Start of DATA EXTRACT

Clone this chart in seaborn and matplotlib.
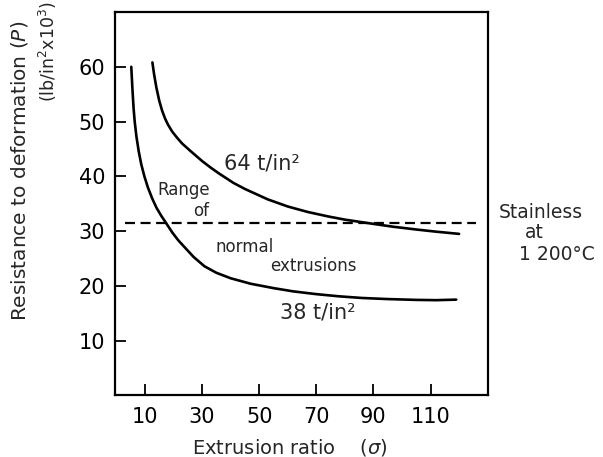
import matplotlib
matplotlib.use("Agg")
import matplotlib.pyplot as plt
import seaborn as sns
import pandas as pd

# Lower curve: 38 t/in^2
x_38 = [5.2, 5.6, 6.0, 6.4, 7.0, 7.8, 8.7, 9.8, 11.0, 12.5, 14.0, 15.7, 17.5, 19.5, 21.7,
        24.0, 27.0, 30.8, 35.0, 40.0, 47.0, 55.0, 62.0, 70.0, 78.0, 86.0, 95.0, 105.0, 112.0, 119.0]
y_38 = [60.0, 56.0, 52.5, 50.0, 47.3, 44.6, 42.2, 40.0, 38.0, 36.0, 34.3, 32.8, 31.4, 29.8, 28.3,
        27.0, 25.3, 23.6, 22.4, 21.4, 20.4, 19.6, 19.0, 18.5, 18.1, 17.8, 17.6, 17.45, 17.4, 17.5]

# Upper curve: 64 t/in^2
x_64 = [12.6, 13.2, 14.0, 15.0, 16.0, 17.0, 18.0, 19.5, 21.0, 23.0, 26.0, 30.0, 33.0, 36.0, 41.0,
        45.0, 53.0, 60.0, 67.0, 74.0, 80.0, 89.0, 97.0, 105.0, 112.0, 120.0]
y_64 = [60.8, 58.6, 56.2, 53.8, 52.0, 50.6, 49.5, 48.2, 47.2, 46.0, 44.6, 42.8, 41.6, 40.5, 38.8,
        37.7, 35.8, 34.5, 33.5, 32.7, 32.1, 31.4, 30.8, 30.3, 29.9, 29.5]

stainless_level = 31.4
stainless_x = [3, 126]

x_ticks = [10, 30, 50, 70, 90, 110]
y_ticks = [10, 20, 30, 40, 50, 60]

sns.set_theme(style="white")
plt.rcParams['font.family'] = ['DejaVu Sans']

fig = plt.figure(figsize=(6.03, 4.57), dpi=100)
ax = fig.add_axes([0.1907, 0.1346, 0.618, 0.8391])

df38 = pd.DataFrame({"x": x_38, "y": y_38})
df64 = pd.DataFrame({"x": x_64, "y": y_64})
sns.lineplot(data=df38, x="x", y="y", ax=ax, color="black", lw=1.9, estimator=None, sort=False)
sns.lineplot(data=df64, x="x", y="y", ax=ax, color="black", lw=1.9, estimator=None, sort=False)
ax.plot(stainless_x, [stainless_level, stainless_level], color="black", lw=1.6,
        linestyle=(0, (4.5, 2.5)))

ax.set_xlim(-0.5, 130)
ax.set_ylim(0, 70)
ax.set_xticks(x_ticks)
ax.set_yticks(y_ticks)
ax.set_xticklabels([str(v) for v in x_ticks], fontsize=15)
ax.set_yticklabels([str(v) for v in y_ticks], fontsize=15)
ax.tick_params(axis="both", direction="in", length=8, width=1.3, color="black",
               labelcolor="black", bottom=True, left=True, top=False, right=False)
ax.tick_params(axis="x", pad=8)
ax.tick_params(axis="y", pad=7)
for s in ax.spines.values():
    s.set_visible(True)
    s.set_color("black")
    s.set_linewidth(1.6)
ax.set_xlabel("")
ax.set_ylabel("")

# Annotations
ax.text(37.8, 42.3, "64 t/in²", fontsize=15, ha="left", va="center")
ax.text(70.5, 15.1, "38 t/in²", fontsize=15, ha="center", va="center")
ax.text(23.4, 37.6, "Range", fontsize=12, ha="center", va="center")
ax.text(29.5, 33.6, "of", fontsize=12, ha="center", va="center")
ax.text(44.8, 27.1, "normal", fontsize=12, ha="center", va="center")
ax.text(68.9, 23.6, "extrusions", fontsize=12, ha="center", va="center")
ax.text(148.6, 33.4, "Stainless", fontsize=13.5, ha="center", va="center", clip_on=False)
ax.text(146.3, 29.7, "at", fontsize=13.5, ha="center", va="center", clip_on=False)
ax.text(154.2, 25.7, "1 200°C", fontsize=13.5, ha="center", va="center", clip_on=False)

# Axis labels
fig.text(290 / 603, 1 - 448 / 457, "Extrusion ratio    ($\\sigma$)",
         fontsize=14, ha="center", va="center")
fig.text(20 / 603, 1 - 171 / 457, "Resistance to deformation ($P$)", fontsize=14.5,
         rotation=90, ha="center", va="center")
fig.text(48 / 603, 1 - 52 / 457, "(lb/in$^2$x10$^3$)", fontsize=12.5,
         rotation=90, ha="center", va="center")

fig.savefig("out.png", dpi=100, facecolor="white")
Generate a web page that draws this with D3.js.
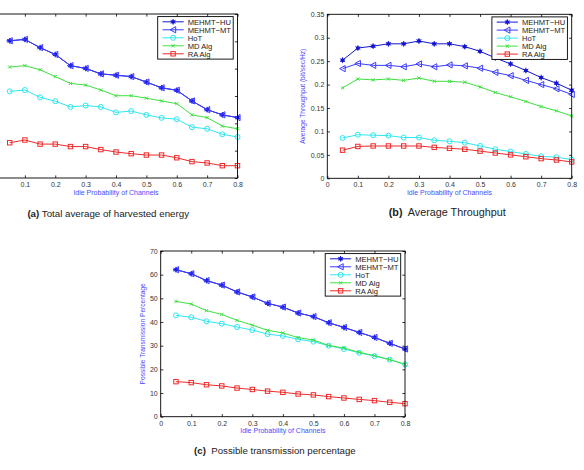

End of DATA EXTRACT

TO DO:
Transcribe all of the entries word for word, but skip any pictures they contain.

SOLUTION FOR THIS EXERCISE:
Clone this chart in seaborn and matplotlib.
import matplotlib
matplotlib.use("Agg")
import matplotlib.pyplot as plt
import seaborn as sns
import pandas as pd

# Lower curve: 38 t/in^2
x_38 = [5.2, 5.6, 6.0, 6.4, 7.0, 7.8, 8.7, 9.8, 11.0, 12.5, 14.0, 15.7, 17.5, 19.5, 21.7,
        24.0, 27.0, 30.8, 35.0, 40.0, 47.0, 55.0, 62.0, 70.0, 78.0, 86.0, 95.0, 105.0, 112.0, 119.0]
y_38 = [60.0, 56.0, 52.5, 50.0, 47.3, 44.6, 42.2, 40.0, 38.0, 36.0, 34.3, 32.8, 31.4, 29.8, 28.3,
        27.0, 25.3, 23.6, 22.4, 21.4, 20.4, 19.6, 19.0, 18.5, 18.1, 17.8, 17.6, 17.45, 17.4, 17.5]

# Upper curve: 64 t/in^2
x_64 = [12.6, 13.2, 14.0, 15.0, 16.0, 17.0, 18.0, 19.5, 21.0, 23.0, 26.0, 30.0, 33.0, 36.0, 41.0,
        45.0, 53.0, 60.0, 67.0, 74.0, 80.0, 89.0, 97.0, 105.0, 112.0, 120.0]
y_64 = [60.8, 58.6, 56.2, 53.8, 52.0, 50.6, 49.5, 48.2, 47.2, 46.0, 44.6, 42.8, 41.6, 40.5, 38.8,
        37.7, 35.8, 34.5, 33.5, 32.7, 32.1, 31.4, 30.8, 30.3, 29.9, 29.5]

stainless_level = 31.4
stainless_x = [3, 126]

x_ticks = [10, 30, 50, 70, 90, 110]
y_ticks = [10, 20, 30, 40, 50, 60]

sns.set_theme(style="white")
plt.rcParams['font.family'] = ['DejaVu Sans']

fig = plt.figure(figsize=(6.03, 4.57), dpi=100)
ax = fig.add_axes([0.1907, 0.1346, 0.618, 0.8391])

df38 = pd.DataFrame({"x": x_38, "y": y_38})
df64 = pd.DataFrame({"x": x_64, "y": y_64})
sns.lineplot(data=df38, x="x", y="y", ax=ax, color="black", lw=1.9, estimator=None, sort=False)
sns.lineplot(data=df64, x="x", y="y", ax=ax, color="black", lw=1.9, estimator=None, sort=False)
ax.plot(stainless_x, [stainless_level, stainless_level], color="black", lw=1.6,
        linestyle=(0, (4.5, 2.5)))

ax.set_xlim(-0.5, 130)
ax.set_ylim(0, 70)
ax.set_xticks(x_ticks)
ax.set_yticks(y_ticks)
ax.set_xticklabels([str(v) for v in x_ticks], fontsize=15)
ax.set_yticklabels([str(v) for v in y_ticks], fontsize=15)
ax.tick_params(axis="both", direction="in", length=8, width=1.3, color="black",
               labelcolor="black", bottom=True, left=True, top=False, right=False)
ax.tick_params(axis="x", pad=8)
ax.tick_params(axis="y", pad=7)
for s in ax.spines.values():
    s.set_visible(True)
    s.set_color("black")
    s.set_linewidth(1.6)
ax.set_xlabel("")
ax.set_ylabel("")

# Annotations
ax.text(37.8, 42.3, "64 t/in²", fontsize=15, ha="left", va="center")
ax.text(70.5, 15.1, "38 t/in²", fontsize=15, ha="center", va="center")
ax.text(23.4, 37.6, "Range", fontsize=12, ha="center", va="center")
ax.text(29.5, 33.6, "of", fontsize=12, ha="center", va="center")
ax.text(44.8, 27.1, "normal", fontsize=12, ha="center", va="center")
ax.text(68.9, 23.6, "extrusions", fontsize=12, ha="center", va="center")
ax.text(148.6, 33.4, "Stainless", fontsize=13.5, ha="center", va="center", clip_on=False)
ax.text(146.3, 29.7, "at", fontsize=13.5, ha="center", va="center", clip_on=False)
ax.text(154.2, 25.7, "1 200°C", fontsize=13.5, ha="center", va="center", clip_on=False)

# Axis labels
fig.text(290 / 603, 1 - 448 / 457, "Extrusion ratio    ($\\sigma$)",
         fontsize=14, ha="center", va="center")
fig.text(20 / 603, 1 - 171 / 457, "Resistance to deformation ($P$)", fontsize=14.5,
         rotation=90, ha="center", va="center")
fig.text(48 / 603, 1 - 52 / 457, "(lb/in$^2$x10$^3$)", fontsize=12.5,
         rotation=90, ha="center", va="center")

fig.savefig("out.png", dpi=100, facecolor="white")
Generate a web page that draws this with D3.js.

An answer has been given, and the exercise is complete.